Çalınan Kumaş

Bir adam, en iyi kumaştan bir elbiselik almış. Şalvar ve cübbe diktirecekmiş. Tanıdıkları demiş ki: “Bu havalideki terziler senin kumaşını çalar ve elbisen daracık olur.” Adam, “Asla!” demiş: “ben başında durur biçtiririm; kimse bir şey çalamaz!

Adam kıymetli kumaşı almış, bir terziye gitmiş. Kumaşı masaya koymuş. “Ölçümü alıp, kumaşı biçiniz.” demiş. Terzi, “baş üstüne” deyip, işe koyulmuş. Bu arada müşterisini eğlendirmek için bir şeyler anlatmış. Adam başlamış gülmeye. Öyle gülmüş ki gözleri yaşarmış. Terzi bir parça kumaşı kesip, tezgahın altına atmış. Sonra bir fıkra daha anlatmış. Adam kasıklarını tuta tuta gülmüş. Terzi, bir parça daha kumaş kesip saklamış. Tekrar onu eğlendirecek bir şeyler anlatmış. Adam gülmekten yerlere yatacakmış.

Terzi ciddileşmiş ve demiş ki: “Be adam, o kadar güldün eğlendin ki, neredeyse bu kumaştan sana bir elbise çıkmayacak!

Adam o zaman gerçeği anlamış, “Öyle ya, ben kumaşı çaldırmamak için burada bulunuyorum. Amma gülmekten malıma sahip çıkamadım.” diye üzülmüş.

Bugün ne elbise, ne hırsız terzi var. Asırlar öncesine ait bir ibret levhası önümüze konmuş. Fakat şurası bir gerçek ki, her insan malına sahip çıkmak ister.

Parasını, kalemini, çantasını kaybetmek istemez. En ucuz, en kıymetsiz şeyleri kaybetmek istemeyen insan, ömür gibi çok kıymetli bir şeyini boşa harcar, kaybeder, bir bakıma çaldırır.

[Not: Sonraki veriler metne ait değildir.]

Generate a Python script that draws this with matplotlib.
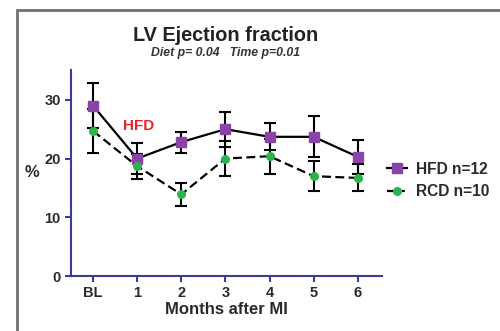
import numpy as np
import matplotlib.pyplot as plt
from matplotlib.patches import Rectangle
from matplotlib.lines import Line2D

plt.rcParams['font.family'] = ['Liberation Sans', 'DejaVu Sans']

months = ['BL', '1', '2', '3', '4', '5', '6']
hfd = [29.0, 20.0, 22.8, 25.0, 23.7, 23.7, 20.3]
hfd_err = [3.8, 2.6, 1.8, 3.0, 2.3, 3.5, 2.9]
rcd = [24.7, 18.7, 13.9, 20.0, 20.4, 17.0, 16.7]
rcd_err = [3.7, 2.1, 2.0, 3.0, 3.0, 2.5, 2.3]

x = np.arange(len(months))
axis_col = '#3b3b9a'
text_col = '#2a2a2a'
purple = '#8a44a8'
green = '#2db34a'

fig = plt.figure(figsize=(5, 3.31), dpi=100)
ax = fig.add_axes([0.142, 0.166, 0.622, 0.623])

ax.errorbar(x, hfd, yerr=hfd_err, color='black', lw=1.6, ecolor='black',
            elinewidth=1.5, capsize=4, capthick=1.5, marker='s', ms=7,
            mfc=purple, mec=purple, zorder=3)
ax.errorbar(x, rcd, yerr=rcd_err, color='black', lw=1.6, ls=(0, (4, 2)),
            ecolor='black', elinewidth=1.5, capsize=4, capthick=1.5,
            marker='o', ms=5.5, mfc=green, mec=green, zorder=3)

ax.set_xlim(-0.5, 6.55)
ax.set_ylim(0, 35.1)
ax.set_xticks(x)
ax.set_xticklabels(months)
ax.set_yticks([0, 10, 20, 30])
for s in ['top', 'right']:
    ax.spines[s].set_visible(False)
for s in ['left', 'bottom']:
    ax.spines[s].set_color(axis_col)
    ax.spines[s].set_linewidth(1.5)
ax.tick_params(colors=axis_col, width=1.5, length=4, labelcolor=text_col,
               labelsize=10.5)
for lab in ax.get_xticklabels() + ax.get_yticklabels():
    lab.set_fontweight('bold')

ax.set_xlabel('Months after MI', fontsize=12, fontweight='bold',
              color=text_col, labelpad=1)
fig.text(0.064, 0.48, '%', fontsize=12, fontweight='bold', color=text_col,
         ha='center', va='center')

fig.text(0.452, 0.893, 'LV Ejection fraction', fontsize=14.3,
         fontweight='bold', color='#222222', ha='center', va='center')
fig.text(0.452, 0.84, 'Diet p= 0.04   Time p=0.01', fontsize=8.8,
         fontweight='bold', style='italic', color='#333333',
         ha='center', va='center')

ax.text(0.67, 25.6, 'HFD', color='#e8232a', fontsize=11,
        fontweight='bold', va='center', ha='left')

handles = [Line2D([], [], color='black', lw=1.6, marker='s', ms=7,
                  mfc=purple, mec=purple),
           Line2D([], [], color='black', lw=1.6, ls=(0, (3, 2)), marker='o',
                  ms=5.5, mfc=green, mec=green)]
leg = fig.legend(handles, ['HFD n=12', 'RCD n=10'], loc='center left',
                 bbox_to_anchor=(0.745, 0.455), frameon=False,
                 handlelength=1.3, handletextpad=0.6, labelspacing=0.5,
                 prop={'weight': 'bold', 'size': 11.2})
for t in leg.get_texts():
    t.set_color(text_col)

fig.patches.append(Rectangle((0.034, -0.2), 1.2, 1.17, transform=fig.transFigure,
                             fill=False, ec='#707070', lw=2))

fig.savefig('out.png', dpi=100)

Mevlânâ diyor ki: “Senin ömrün bir kıymetli kumaş gibidir. Onu çaldırmak istemeyenler dahi, eğlencelere dalıp yine çaldırıyor. 80 sene yaşayan bir insan, son günlerinde, ‘eyvah! ömrüm kuş tüyü gibi uçup gitmiş!’ der.” Ölüm, bir istasyon, bir terminal, bir otogar… Bir yolculuk, bir ayrılık noktası. El sallayan, gözyaşı döken olabilir; kalanları bırak, giden nereye gidiyor?

Müslüman, İslamiyet’i yaşarsa, ömür kumaşının üzerini en iyi nakışlarla işlemiş olur. Kumaş değer kazanır. İslamiyet’e uygun olan her iş ibadet sayılır; sadece ahireti cennet olmaz, dünyası da cennet olur.

Gafletteki adam kozadaki ipek böceğine benzer. O kendi dünyasından memnundur. Kaynar suya atılacağını bilemez.

Mesela devekuşuna demişler ki, kuş isen uç! Hayır, demiş, ben deveyim. Deve isen yük taşı, demişler. Hayır, demiş, ben kuşum… İnsan da böylesine mazeretlerle yüklüdür. Her türlü ibadete bir mazeret uydurur. Devekuşu olur. Devekuşu, başını kuma sokuyor. Kendisi avcıyı görmüyor fakat avcı onun gövdesini görüyor ve onu avlıyor. Gafil insan da kafasını eğlenceler, menfaatler, zevkler alemine sokar; İslami gerçekleri görmez. Fakat Allah onu görüyor.

Her şeyin bozulduğu bir dünyada, şartlar Hicret’teki kadar ağır değildir. Kurtulmak isteyene yollar açıktır.